> _SOURCE DATA_:
---+---
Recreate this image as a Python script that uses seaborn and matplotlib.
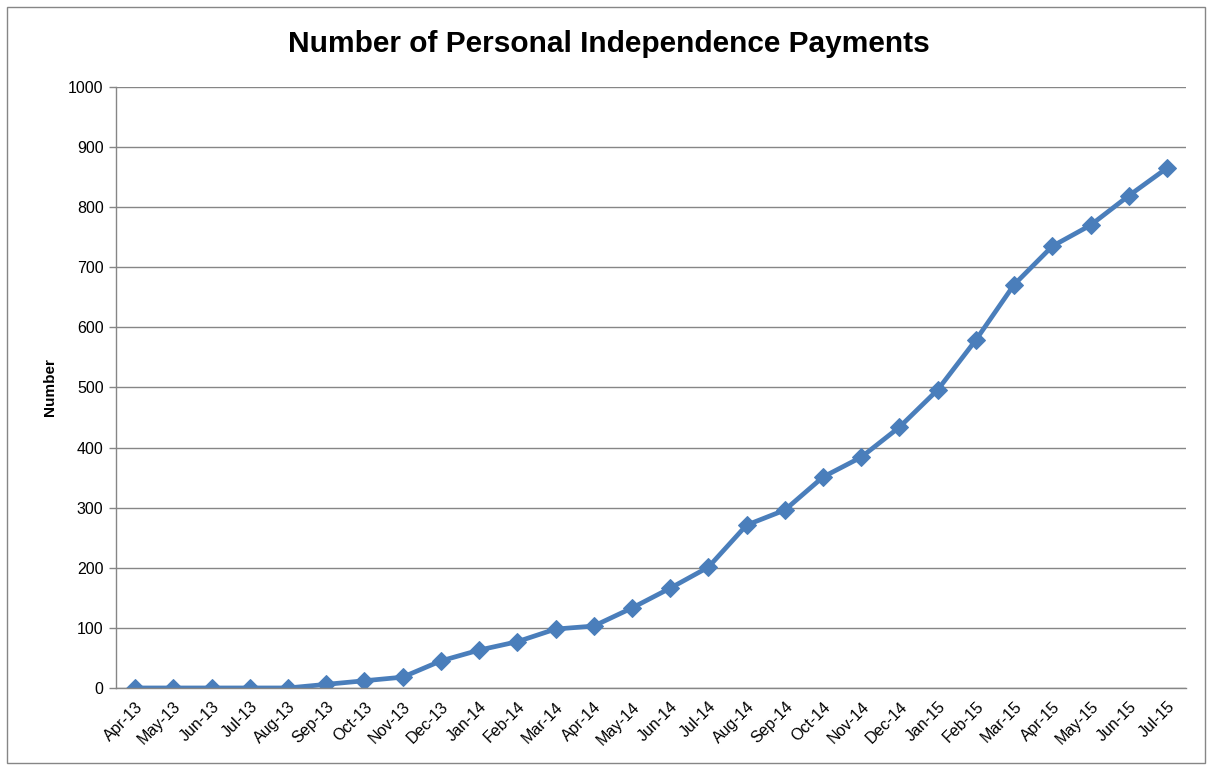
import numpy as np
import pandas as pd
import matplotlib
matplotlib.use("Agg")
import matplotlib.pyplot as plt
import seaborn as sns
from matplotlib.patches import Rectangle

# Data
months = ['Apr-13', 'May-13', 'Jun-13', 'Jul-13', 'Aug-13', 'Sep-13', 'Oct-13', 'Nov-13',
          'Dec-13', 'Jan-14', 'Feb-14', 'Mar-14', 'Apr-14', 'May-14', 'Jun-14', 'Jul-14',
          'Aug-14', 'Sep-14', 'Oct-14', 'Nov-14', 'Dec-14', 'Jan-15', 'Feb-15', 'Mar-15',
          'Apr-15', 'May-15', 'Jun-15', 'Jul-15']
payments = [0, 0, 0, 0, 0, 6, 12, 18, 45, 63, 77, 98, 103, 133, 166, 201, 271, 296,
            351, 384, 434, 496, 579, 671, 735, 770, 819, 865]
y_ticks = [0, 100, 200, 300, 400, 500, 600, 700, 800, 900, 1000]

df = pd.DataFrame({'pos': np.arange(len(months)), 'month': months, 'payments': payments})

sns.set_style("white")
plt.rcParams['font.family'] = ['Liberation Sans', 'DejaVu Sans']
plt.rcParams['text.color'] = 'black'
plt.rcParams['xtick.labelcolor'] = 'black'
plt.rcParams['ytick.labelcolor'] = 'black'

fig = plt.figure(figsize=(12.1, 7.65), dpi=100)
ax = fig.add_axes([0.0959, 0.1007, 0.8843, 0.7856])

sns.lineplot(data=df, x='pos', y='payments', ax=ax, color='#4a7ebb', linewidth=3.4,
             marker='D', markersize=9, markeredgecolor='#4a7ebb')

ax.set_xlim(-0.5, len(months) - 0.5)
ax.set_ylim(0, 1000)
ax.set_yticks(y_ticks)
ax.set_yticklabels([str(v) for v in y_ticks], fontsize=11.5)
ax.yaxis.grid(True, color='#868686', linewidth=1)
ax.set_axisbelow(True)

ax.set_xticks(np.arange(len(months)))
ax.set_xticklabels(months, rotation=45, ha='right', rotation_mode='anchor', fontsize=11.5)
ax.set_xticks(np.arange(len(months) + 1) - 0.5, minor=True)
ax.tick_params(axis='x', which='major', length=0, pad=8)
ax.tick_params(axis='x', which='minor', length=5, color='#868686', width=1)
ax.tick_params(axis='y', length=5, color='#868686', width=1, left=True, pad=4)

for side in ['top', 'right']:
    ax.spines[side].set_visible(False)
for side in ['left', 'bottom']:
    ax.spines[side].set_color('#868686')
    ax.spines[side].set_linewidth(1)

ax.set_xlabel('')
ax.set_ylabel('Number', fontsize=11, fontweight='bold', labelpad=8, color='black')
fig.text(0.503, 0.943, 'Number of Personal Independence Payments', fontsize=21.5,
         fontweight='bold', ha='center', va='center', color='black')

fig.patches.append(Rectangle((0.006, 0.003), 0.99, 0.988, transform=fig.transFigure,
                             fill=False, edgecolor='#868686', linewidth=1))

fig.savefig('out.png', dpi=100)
---+---
> _JOB_: With the pictures left out, restate word for word every line of the data above, from the first down to the line that contains "from matplotlib.patches import Rectangle".

> _FINAL RESULT_:
Recreate this image as a Python script that uses seaborn and matplotlib.
import numpy as np
import pandas as pd
import matplotlib
matplotlib.use("Agg")
import matplotlib.pyplot as plt
import seaborn as sns
from matplotlib.patches import Rectangle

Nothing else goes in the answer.